* start *
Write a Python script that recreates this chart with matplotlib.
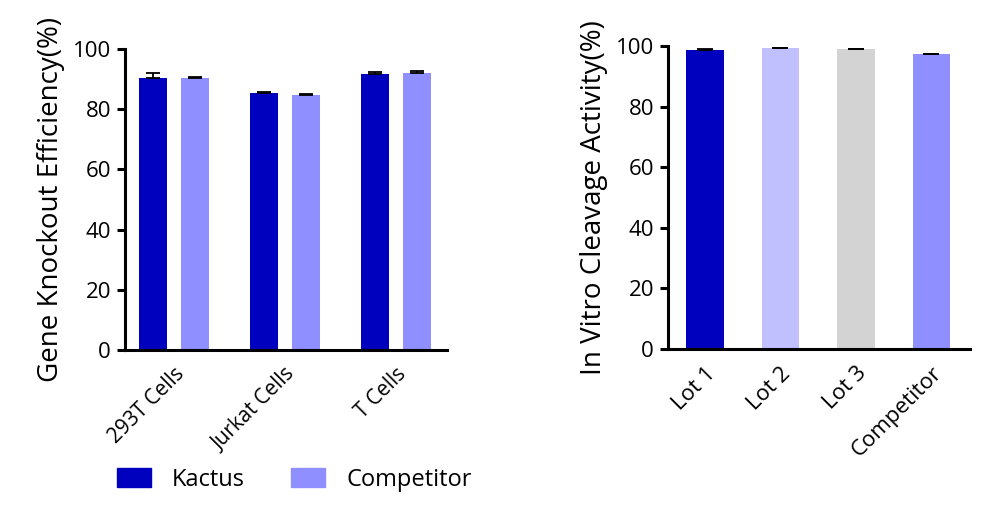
* end *
* start *
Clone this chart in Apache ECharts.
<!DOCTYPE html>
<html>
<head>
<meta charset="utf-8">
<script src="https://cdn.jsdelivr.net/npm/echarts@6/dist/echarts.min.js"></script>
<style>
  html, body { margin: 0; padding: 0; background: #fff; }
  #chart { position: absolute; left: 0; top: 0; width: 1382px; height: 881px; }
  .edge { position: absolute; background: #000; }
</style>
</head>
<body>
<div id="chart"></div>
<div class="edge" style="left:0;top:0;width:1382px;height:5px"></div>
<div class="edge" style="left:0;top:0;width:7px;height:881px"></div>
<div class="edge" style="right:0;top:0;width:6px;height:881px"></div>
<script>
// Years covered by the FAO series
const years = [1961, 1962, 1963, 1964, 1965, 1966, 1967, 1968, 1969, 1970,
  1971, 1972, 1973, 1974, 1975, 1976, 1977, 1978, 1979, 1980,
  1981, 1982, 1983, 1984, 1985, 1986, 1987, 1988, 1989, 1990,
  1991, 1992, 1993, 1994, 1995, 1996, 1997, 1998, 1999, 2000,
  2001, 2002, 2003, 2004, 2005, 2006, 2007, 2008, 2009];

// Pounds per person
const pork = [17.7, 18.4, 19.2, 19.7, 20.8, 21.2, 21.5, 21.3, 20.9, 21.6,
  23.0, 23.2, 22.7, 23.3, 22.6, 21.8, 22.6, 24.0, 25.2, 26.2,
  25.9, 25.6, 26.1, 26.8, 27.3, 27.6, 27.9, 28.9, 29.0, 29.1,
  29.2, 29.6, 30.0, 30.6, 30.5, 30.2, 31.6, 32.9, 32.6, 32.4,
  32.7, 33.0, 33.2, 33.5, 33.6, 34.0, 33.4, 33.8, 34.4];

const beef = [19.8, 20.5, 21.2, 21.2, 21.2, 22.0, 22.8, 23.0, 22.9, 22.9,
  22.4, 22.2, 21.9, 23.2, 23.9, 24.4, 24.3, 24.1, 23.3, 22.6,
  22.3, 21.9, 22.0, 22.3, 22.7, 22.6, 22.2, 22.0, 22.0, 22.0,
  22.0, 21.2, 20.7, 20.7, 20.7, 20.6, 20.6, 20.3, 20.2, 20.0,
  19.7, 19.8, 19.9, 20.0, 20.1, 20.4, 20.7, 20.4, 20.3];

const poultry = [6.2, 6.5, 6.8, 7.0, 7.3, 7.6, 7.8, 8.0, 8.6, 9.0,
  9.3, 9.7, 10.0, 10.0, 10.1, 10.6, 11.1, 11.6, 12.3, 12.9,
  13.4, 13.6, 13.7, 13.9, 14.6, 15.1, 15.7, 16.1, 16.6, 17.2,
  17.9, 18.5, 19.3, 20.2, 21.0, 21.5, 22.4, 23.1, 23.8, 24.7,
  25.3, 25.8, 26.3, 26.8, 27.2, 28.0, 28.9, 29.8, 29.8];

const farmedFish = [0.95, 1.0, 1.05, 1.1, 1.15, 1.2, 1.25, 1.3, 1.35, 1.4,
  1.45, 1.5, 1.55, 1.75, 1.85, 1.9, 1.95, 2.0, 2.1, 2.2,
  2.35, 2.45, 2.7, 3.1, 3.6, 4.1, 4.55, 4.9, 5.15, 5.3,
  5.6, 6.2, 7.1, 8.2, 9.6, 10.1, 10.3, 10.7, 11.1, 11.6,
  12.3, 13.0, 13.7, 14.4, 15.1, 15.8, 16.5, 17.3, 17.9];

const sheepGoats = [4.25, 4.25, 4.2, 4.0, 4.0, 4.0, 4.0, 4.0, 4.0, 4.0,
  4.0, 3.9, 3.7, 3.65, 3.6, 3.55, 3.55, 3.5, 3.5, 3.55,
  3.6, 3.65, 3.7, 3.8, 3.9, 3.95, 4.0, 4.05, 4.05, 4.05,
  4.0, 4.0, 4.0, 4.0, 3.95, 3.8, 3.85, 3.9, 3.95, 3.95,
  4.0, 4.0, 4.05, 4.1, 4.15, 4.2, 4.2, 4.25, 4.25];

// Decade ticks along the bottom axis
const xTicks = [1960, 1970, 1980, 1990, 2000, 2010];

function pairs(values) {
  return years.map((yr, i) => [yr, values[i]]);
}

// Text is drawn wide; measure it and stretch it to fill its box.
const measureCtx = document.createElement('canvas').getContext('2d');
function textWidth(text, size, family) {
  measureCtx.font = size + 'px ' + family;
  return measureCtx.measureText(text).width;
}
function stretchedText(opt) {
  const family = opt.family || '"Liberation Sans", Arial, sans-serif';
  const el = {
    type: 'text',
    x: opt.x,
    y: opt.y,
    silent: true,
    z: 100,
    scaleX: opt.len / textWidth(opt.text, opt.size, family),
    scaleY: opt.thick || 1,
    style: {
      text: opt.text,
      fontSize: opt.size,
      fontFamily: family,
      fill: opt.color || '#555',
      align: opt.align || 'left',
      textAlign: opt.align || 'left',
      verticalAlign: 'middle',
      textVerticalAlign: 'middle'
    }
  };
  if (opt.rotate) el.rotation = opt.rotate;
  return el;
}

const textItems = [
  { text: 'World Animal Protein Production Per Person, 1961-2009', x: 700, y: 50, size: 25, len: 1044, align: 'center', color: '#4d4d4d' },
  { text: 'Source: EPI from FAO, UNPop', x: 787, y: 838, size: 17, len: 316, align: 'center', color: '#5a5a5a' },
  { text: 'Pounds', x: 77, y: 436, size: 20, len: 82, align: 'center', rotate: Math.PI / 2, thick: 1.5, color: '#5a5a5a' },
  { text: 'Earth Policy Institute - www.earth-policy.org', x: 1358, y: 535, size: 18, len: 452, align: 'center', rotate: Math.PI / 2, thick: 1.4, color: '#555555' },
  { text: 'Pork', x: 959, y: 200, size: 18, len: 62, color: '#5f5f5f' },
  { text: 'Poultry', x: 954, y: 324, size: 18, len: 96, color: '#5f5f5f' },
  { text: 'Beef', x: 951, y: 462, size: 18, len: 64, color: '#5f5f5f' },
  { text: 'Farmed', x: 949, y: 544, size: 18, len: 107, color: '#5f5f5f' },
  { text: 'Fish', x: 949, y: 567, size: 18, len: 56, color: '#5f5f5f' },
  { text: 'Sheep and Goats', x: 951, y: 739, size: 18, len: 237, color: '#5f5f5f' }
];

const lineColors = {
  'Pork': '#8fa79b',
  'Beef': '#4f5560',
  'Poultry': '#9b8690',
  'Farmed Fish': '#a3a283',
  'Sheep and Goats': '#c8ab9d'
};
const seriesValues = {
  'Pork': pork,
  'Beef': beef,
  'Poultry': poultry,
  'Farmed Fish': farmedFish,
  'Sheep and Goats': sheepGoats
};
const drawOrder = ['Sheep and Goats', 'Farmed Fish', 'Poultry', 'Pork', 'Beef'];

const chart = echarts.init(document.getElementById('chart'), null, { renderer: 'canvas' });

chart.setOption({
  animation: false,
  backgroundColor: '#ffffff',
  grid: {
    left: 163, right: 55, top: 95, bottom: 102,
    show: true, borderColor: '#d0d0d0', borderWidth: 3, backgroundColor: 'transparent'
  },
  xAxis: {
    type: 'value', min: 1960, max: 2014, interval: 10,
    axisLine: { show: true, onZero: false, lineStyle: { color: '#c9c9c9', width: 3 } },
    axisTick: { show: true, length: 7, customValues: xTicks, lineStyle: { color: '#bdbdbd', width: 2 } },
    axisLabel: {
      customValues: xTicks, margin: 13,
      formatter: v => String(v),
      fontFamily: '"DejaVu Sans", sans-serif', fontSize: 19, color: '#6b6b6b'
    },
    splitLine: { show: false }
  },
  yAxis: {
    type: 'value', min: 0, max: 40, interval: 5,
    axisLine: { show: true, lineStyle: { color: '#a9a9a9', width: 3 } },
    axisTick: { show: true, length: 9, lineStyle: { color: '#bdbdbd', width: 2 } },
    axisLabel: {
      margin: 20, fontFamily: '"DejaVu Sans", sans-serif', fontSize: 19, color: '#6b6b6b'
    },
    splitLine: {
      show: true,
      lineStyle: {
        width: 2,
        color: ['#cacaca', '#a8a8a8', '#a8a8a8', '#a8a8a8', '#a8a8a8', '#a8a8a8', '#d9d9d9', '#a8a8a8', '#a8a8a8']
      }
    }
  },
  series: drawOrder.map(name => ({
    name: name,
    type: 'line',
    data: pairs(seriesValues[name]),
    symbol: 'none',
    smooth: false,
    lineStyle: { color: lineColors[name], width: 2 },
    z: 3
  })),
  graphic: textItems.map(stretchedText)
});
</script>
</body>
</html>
* end *
What you will do: In the material above, locate the line containing "Clone this chart in Apache ECharts." and the line containing "32.7, 33.0, 33.2, 33.5, 33.6, 34.0, 33.4, 33.8, 34.4];". Transcribe exactly those two lines and every line between them, and nothing more.

Written solution:
Clone this chart in Apache ECharts.
<!DOCTYPE html>
<html>
<head>
<meta charset="utf-8">
<script src="https://cdn.jsdelivr.net/npm/echarts@6/dist/echarts.min.js"></script>
<style>
  html, body { margin: 0; padding: 0; background: #fff; }
  #chart { position: absolute; left: 0; top: 0; width: 1382px; height: 881px; }
  .edge { position: absolute; background: #000; }
</style>
</head>
<body>
<div id="chart"></div>
<div class="edge" style="left:0;top:0;width:1382px;height:5px"></div>
<div class="edge" style="left:0;top:0;width:7px;height:881px"></div>
<div class="edge" style="right:0;top:0;width:6px;height:881px"></div>
<script>
// Years covered by the FAO series
const years = [1961, 1962, 1963, 1964, 1965, 1966, 1967, 1968, 1969, 1970,
  1971, 1972, 1973, 1974, 1975, 1976, 1977, 1978, 1979, 1980,
  1981, 1982, 1983, 1984, 1985, 1986, 1987, 1988, 1989, 1990,
  1991, 1992, 1993, 1994, 1995, 1996, 1997, 1998, 1999, 2000,
  2001, 2002, 2003, 2004, 2005, 2006, 2007, 2008, 2009];

// Pounds per person
const pork = [17.7, 18.4, 19.2, 19.7, 20.8, 21.2, 21.5, 21.3, 20.9, 21.6,
  23.0, 23.2, 22.7, 23.3, 22.6, 21.8, 22.6, 24.0, 25.2, 26.2,
  25.9, 25.6, 26.1, 26.8, 27.3, 27.6, 27.9, 28.9, 29.0, 29.1,
  29.2, 29.6, 30.0, 30.6, 30.5, 30.2, 31.6, 32.9, 32.6, 32.4,
  32.7, 33.0, 33.2, 33.5, 33.6, 34.0, 33.4, 33.8, 34.4];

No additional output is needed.